═════ Records shown
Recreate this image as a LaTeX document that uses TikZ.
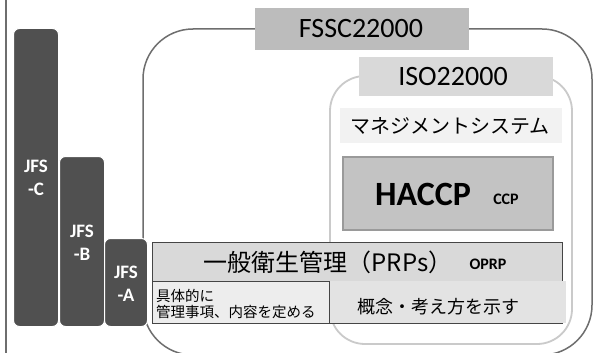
\documentclass[tikz,border=0pt]{standalone}
\usepackage{fontspec}
\setmainfont{Carlito}
\newfontfamily\jp{Noto Sans CJK JP}
\definecolor{bar}{HTML}{505050}
\definecolor{outerline}{HTML}{6E6E6E}
\definecolor{innerline}{HTML}{CACACA}
\definecolor{fsscfill}{HTML}{BCBCBC}
\definecolor{isofill}{HTML}{D9D9D9}
\definecolor{mgmtfill}{HTML}{F2F2F2}
\definecolor{haccpfill}{HTML}{C3C3C3}
\definecolor{haccpline}{HTML}{9A9A9A}
\definecolor{prpfill}{HTML}{D9D9D9}
\definecolor{boxline}{HTML}{454545}
\definecolor{specfill}{HTML}{EDEDED}
\definecolor{conceptfill}{HTML}{E3E3E3}
\newcommand{\fs}[1]{\fontsize{#1}{#1}\selectfont}
\begin{document}
\begin{tikzpicture}[x=1pt,y=-1pt,
  box/.style={rectangle,inner sep=0pt,outer sep=0pt},
  jfsbar/.style={box,fill=bar,draw=white,line width=1pt,rounded corners=6pt},
  jfstext/.style={text=white,font=\bfseries\fs{19},align=center,inner sep=0pt},
  frame/.style={box,rounded corners=#1},
  lbl/.style={inner sep=0pt,text=black}]
\clip (0,0) rectangle (594,353);
\fill[white] (0,0) rectangle (594,353);
% left rule
\coordinate (lt) at (6,0);
\coordinate (lb) at (6,353);
\draw[outerline,line width=1.2pt] (lt) -- (lb);
% outer FSSC frame
\node[frame=50pt,draw=outerline,line width=1.5pt,minimum width=449pt,minimum height=326pt] (outer) at (367.5,192) {};
% inner ISO frame
\node[frame=35pt,draw=innerline,line width=1.8pt,minimum width=242pt,minimum height=268pt] (inner) at (451,210) {};
% JFS bars
\node[jfsbar,minimum width=45pt,minimum height=298pt] (jfsc) at (36,177.5) {};
\node[jfsbar,minimum width=45pt,minimum height=170pt] (jfsb) at (82,241.5) {};
\node[jfsbar,minimum width=43pt,minimum height=88pt] (jfsa) at (126,282.5) {};
\node[jfstext] (jfsct) at (36,178) {JFS\\[4pt]-C};
\node[jfstext] (jfsbt) at (82,243) {JFS\\[4pt]-B};
\node[jfstext] (jfsat) at (126,284) {JFS\\[4pt]-A};
% FSSC label
\node[box,fill=fsscfill,minimum width=214pt,minimum height=42pt] (fssc) at (362,29) {};
\node[lbl,font=\fs{28}] (fssct) at (361,29) {FSSC22000};
% ISO label
\node[box,fill=isofill,minimum width=194pt,minimum height=39pt] (iso) at (456,76.5) {};
\node[lbl,font=\fs{28}] (isot) at (453,77) {ISO22000};
% management system
\node[box,fill=mgmtfill,minimum width=222pt,minimum height=35pt] (mgmt) at (451,125.5) {};
\node[lbl,font=\jp\fs{20}] (mgmtt) at (450,126) {マネジメントシステム};
% HACCP
\node[box,fill=haccpfill,draw=haccpline,line width=1.2pt,minimum width=210pt,minimum height=73pt] (haccp) at (448,193.5) {};
\node[lbl,font=\bfseries\fs{34}] (haccpt) at (423,194) {HACCP};
\node[lbl,font=\bfseries\fs{16}] (ccpt) at (506,199) {CCP};
% PRPs
\node[box,fill=prpfill,draw=boxline,line width=0.9pt,minimum width=410pt,minimum height=81pt] (prp) at (357,282.5) {};
\node[lbl,font=\jp\fs{24}] (prpt) at (328,262) {一般衛生管理（PRPs）};
\node[lbl,font=\bfseries\fs{16}] (oprpt) at (488,264) {OPRP};
% concept
\node[box,fill=conceptfill,minimum width=237pt,minimum height=42pt] (concept) at (447.5,302) {};
\node[lbl,font=\jp\fs{18}] (conceptt) at (438,307) {概念・考え方を示す};
% specific
\node[box,fill=specfill,draw=boxline,line width=0.9pt,minimum width=177pt,minimum height=42pt] (spec) at (240.5,302) {};
\node[lbl,font=\jp\fs{14.5},align=left,anchor=west] (spect) at (156,304) {具体的に\\[2pt]管理事項、内容を定める};
\end{tikzpicture}
\end{document}
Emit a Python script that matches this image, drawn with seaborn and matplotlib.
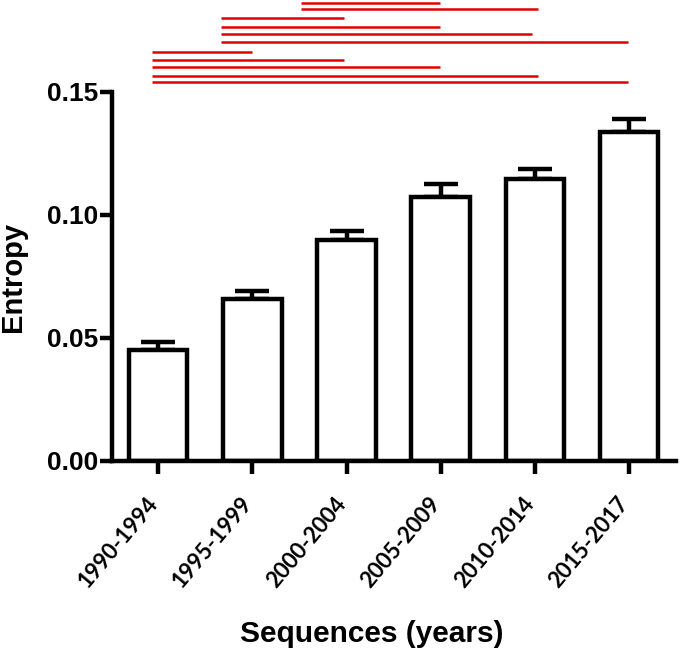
import numpy as np
import matplotlib
matplotlib.use("Agg")
import matplotlib.pyplot as plt
import matplotlib.transforms as mtransforms
import seaborn as sns

# data
periods = ["1990-1994", "1995-1999", "2000-2004", "2005-2009", "2010-2014", "2015-2017"]
entropy = [0.0451, 0.0657, 0.0898, 0.1074, 0.1146, 0.1339]
sem = [0.0034, 0.0035, 0.0038, 0.0051, 0.0042, 0.0052]

# significance bars (x in category units, y in data units)
sig_start = [1.52, 1.52, 0.67, 0.67, 0.67, 0.67, -0.07, -0.07, -0.07, -0.07, -0.07]
sig_end = [2.99, 4.03, 1.97, 2.99, 3.97, 4.99, 1.0, 1.97, 2.99, 4.03, 4.99]
sig_y = [0.1862, 0.1837, 0.1799, 0.1765, 0.1736, 0.1705, 0.1664, 0.1630, 0.1602, 0.1567, 0.1541]

sns.set_style("ticks", {"axes.edgecolor": "black", "text.color": "black",
                        "axes.labelcolor": "black", "xtick.color": "black",
                        "ytick.color": "black"})
plt.rcParams["font.family"] = ["Liberation Sans", "DejaVu Sans"]
plt.rcParams["font.weight"] = "bold"

fig = plt.figure(figsize=(6.8, 6.52), dpi=100)
ax = fig.add_axes([0.165, 0.293, 0.829, 0.707])

sns.barplot(x=periods, y=entropy, color="white", edgecolor="black",
            linewidth=3.2, width=0.62, errorbar=None, ax=ax, zorder=2)
ax.errorbar(np.arange(len(periods)), entropy, yerr=[np.zeros(len(sem)), sem],
            fmt="none", ecolor="black", elinewidth=3.2, capsize=12, capthick=3.2, zorder=1)

ax.hlines(sig_y, sig_start, sig_end, colors="#e30000", linewidth=1.8, clip_on=False)

ax.set_xlim(-0.49, 5.5)
ax.set_ylim(0, 0.1874)
ax.set_yticks([0.0, 0.05, 0.10, 0.15])
ax.set_yticklabels(["0.00", "0.05", "0.10", "0.15"])

sns.despine(ax=ax)
ax.spines["left"].set_bounds(0, 0.15)
for s in ["left", "bottom"]:
    ax.spines[s].set_linewidth(3.2)
ax.tick_params(axis="both", width=3.2, length=9, direction="out", colors="black")
ax.tick_params(axis="y", labelsize=19, pad=1)
ax.tick_params(axis="x", pad=14)

# nudge the rotated labels a little to the left, like the original
shift = mtransforms.ScaledTranslation(-0.12, 0, fig.dpi_scale_trans)
for lab in ax.get_xticklabels():
    lab.set_family(["Lato", "DejaVu Sans"])
    lab.set_fontweight("bold")
    lab.set_fontsize(16)
    lab.set_rotation(50)
    lab.set_ha("right")
    lab.set_rotation_mode("anchor")
    lab.set_transform(lab.get_transform() + shift)

ax.set_xlabel("Sequences (years)", fontsize=21.5, fontweight="bold")
ax.set_ylabel("Entropy", fontsize=21, fontweight="bold")
ax.xaxis.set_label_coords(0.46, -0.345)
ax.yaxis.set_label_coords(-0.152, 0.40)

fig.savefig("out.png", dpi=100)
══════════
◆ What you have to do:
Transcribe the entries above verbatim, omitting their pictures.

◆ Solved problem:
Recreate this image as a LaTeX document that uses TikZ.
\documentclass[tikz,border=0pt]{standalone}
\usepackage{fontspec}
\setmainfont{Carlito}
\newfontfamily\jp{Noto Sans CJK JP}
\definecolor{bar}{HTML}{505050}
\definecolor{outerline}{HTML}{6E6E6E}
\definecolor{innerline}{HTML}{CACACA}
\definecolor{fsscfill}{HTML}{BCBCBC}
\definecolor{isofill}{HTML}{D9D9D9}
\definecolor{mgmtfill}{HTML}{F2F2F2}
\definecolor{haccpfill}{HTML}{C3C3C3}
\definecolor{haccpline}{HTML}{9A9A9A}
\definecolor{prpfill}{HTML}{D9D9D9}
\definecolor{boxline}{HTML}{454545}
\definecolor{specfill}{HTML}{EDEDED}
\definecolor{conceptfill}{HTML}{E3E3E3}
\newcommand{\fs}[1]{\fontsize{#1}{#1}\selectfont}
\begin{document}
\begin{tikzpicture}[x=1pt,y=-1pt,
  box/.style={rectangle,inner sep=0pt,outer sep=0pt},
  jfsbar/.style={box,fill=bar,draw=white,line width=1pt,rounded corners=6pt},
  jfstext/.style={text=white,font=\bfseries\fs{19},align=center,inner sep=0pt},
  frame/.style={box,rounded corners=#1},
  lbl/.style={inner sep=0pt,text=black}]
\clip (0,0) rectangle (594,353);
\fill[white] (0,0) rectangle (594,353);
% left rule
\coordinate (lt) at (6,0);
\coordinate (lb) at (6,353);
\draw[outerline,line width=1.2pt] (lt) -- (lb);
% outer FSSC frame
\node[frame=50pt,draw=outerline,line width=1.5pt,minimum width=449pt,minimum height=326pt] (outer) at (367.5,192) {};
% inner ISO frame
\node[frame=35pt,draw=innerline,line width=1.8pt,minimum width=242pt,minimum height=268pt] (inner) at (451,210) {};
% JFS bars
\node[jfsbar,minimum width=45pt,minimum height=298pt] (jfsc) at (36,177.5) {};
\node[jfsbar,minimum width=45pt,minimum height=170pt] (jfsb) at (82,241.5) {};
\node[jfsbar,minimum width=43pt,minimum height=88pt] (jfsa) at (126,282.5) {};
\node[jfstext] (jfsct) at (36,178) {JFS\\[4pt]-C};
\node[jfstext] (jfsbt) at (82,243) {JFS\\[4pt]-B};
\node[jfstext] (jfsat) at (126,284) {JFS\\[4pt]-A};
% FSSC label
\node[box,fill=fsscfill,minimum width=214pt,minimum height=42pt] (fssc) at (362,29) {};
\node[lbl,font=\fs{28}] (fssct) at (361,29) {FSSC22000};
% ISO label
\node[box,fill=isofill,minimum width=194pt,minimum height=39pt] (iso) at (456,76.5) {};
\node[lbl,font=\fs{28}] (isot) at (453,77) {ISO22000};
% management system
\node[box,fill=mgmtfill,minimum width=222pt,minimum height=35pt] (mgmt) at (451,125.5) {};
\node[lbl,font=\jp\fs{20}] (mgmtt) at (450,126) {マネジメントシステム};
% HACCP
\node[box,fill=haccpfill,draw=haccpline,line width=1.2pt,minimum width=210pt,minimum height=73pt] (haccp) at (448,193.5) {};
\node[lbl,font=\bfseries\fs{34}] (haccpt) at (423,194) {HACCP};
\node[lbl,font=\bfseries\fs{16}] (ccpt) at (506,199) {CCP};
% PRPs
\node[box,fill=prpfill,draw=boxline,line width=0.9pt,minimum width=410pt,minimum height=81pt] (prp) at (357,282.5) {};
\node[lbl,font=\jp\fs{24}] (prpt) at (328,262) {一般衛生管理（PRPs）};
\node[lbl,font=\bfseries\fs{16}] (oprpt) at (488,264) {OPRP};
% concept
\node[box,fill=conceptfill,minimum width=237pt,minimum height=42pt] (concept) at (447.5,302) {};
\node[lbl,font=\jp\fs{18}] (conceptt) at (438,307) {概念・考え方を示す};
% specific
\node[box,fill=specfill,draw=boxline,line width=0.9pt,minimum width=177pt,minimum height=42pt] (spec) at (240.5,302) {};
\node[lbl,font=\jp\fs{14.5},align=left,anchor=west] (spect) at (156,304) {具体的に\\[2pt]管理事項、内容を定める};
\end{tikzpicture}
\end{document}
Emit a Python script that matches this image, drawn with seaborn and matplotlib.
import numpy as np
import matplotlib
matplotlib.use("Agg")
import matplotlib.pyplot as plt
import matplotlib.transforms as mtransforms
import seaborn as sns

# data
periods = ["1990-1994", "1995-1999", "2000-2004", "2005-2009", "2010-2014", "2015-2017"]
entropy = [0.0451, 0.0657, 0.0898, 0.1074, 0.1146, 0.1339]
sem = [0.0034, 0.0035, 0.0038, 0.0051, 0.0042, 0.0052]

# significance bars (x in category units, y in data units)
sig_start = [1.52, 1.52, 0.67, 0.67, 0.67, 0.67, -0.07, -0.07, -0.07, -0.07, -0.07]
sig_end = [2.99, 4.03, 1.97, 2.99, 3.97, 4.99, 1.0, 1.97, 2.99, 4.03, 4.99]
sig_y = [0.1862, 0.1837, 0.1799, 0.1765, 0.1736, 0.1705, 0.1664, 0.1630, 0.1602, 0.1567, 0.1541]

sns.set_style("ticks", {"axes.edgecolor": "black", "text.color": "black",
                        "axes.labelcolor": "black", "xtick.color": "black",
                        "ytick.color": "black"})
plt.rcParams["font.family"] = ["Liberation Sans", "DejaVu Sans"]
plt.rcParams["font.weight"] = "bold"

fig = plt.figure(figsize=(6.8, 6.52), dpi=100)
ax = fig.add_axes([0.165, 0.293, 0.829, 0.707])

sns.barplot(x=periods, y=entropy, color="white", edgecolor="black",
            linewidth=3.2, width=0.62, errorbar=None, ax=ax, zorder=2)
ax.errorbar(np.arange(len(periods)), entropy, yerr=[np.zeros(len(sem)), sem],
            fmt="none", ecolor="black", elinewidth=3.2, capsize=12, capthick=3.2, zorder=1)

ax.hlines(sig_y, sig_start, sig_end, colors="#e30000", linewidth=1.8, clip_on=False)

ax.set_xlim(-0.49, 5.5)
ax.set_ylim(0, 0.1874)
ax.set_yticks([0.0, 0.05, 0.10, 0.15])
ax.set_yticklabels(["0.00", "0.05", "0.10", "0.15"])

sns.despine(ax=ax)
ax.spines["left"].set_bounds(0, 0.15)
for s in ["left", "bottom"]:
    ax.spines[s].set_linewidth(3.2)
ax.tick_params(axis="both", width=3.2, length=9, direction="out", colors="black")
ax.tick_params(axis="y", labelsize=19, pad=1)
ax.tick_params(axis="x", pad=14)

# nudge the rotated labels a little to the left, like the original
shift = mtransforms.ScaledTranslation(-0.12, 0, fig.dpi_scale_trans)
for lab in ax.get_xticklabels():
    lab.set_family(["Lato", "DejaVu Sans"])
    lab.set_fontweight("bold")
    lab.set_fontsize(16)
    lab.set_rotation(50)
    lab.set_ha("right")
    lab.set_rotation_mode("anchor")
    lab.set_transform(lab.get_transform() + shift)

ax.set_xlabel("Sequences (years)", fontsize=21.5, fontweight="bold")
ax.set_ylabel("Entropy", fontsize=21, fontweight="bold")
ax.xaxis.set_label_coords(0.46, -0.345)
ax.yaxis.set_label_coords(-0.152, 0.40)

fig.savefig("out.png", dpi=100)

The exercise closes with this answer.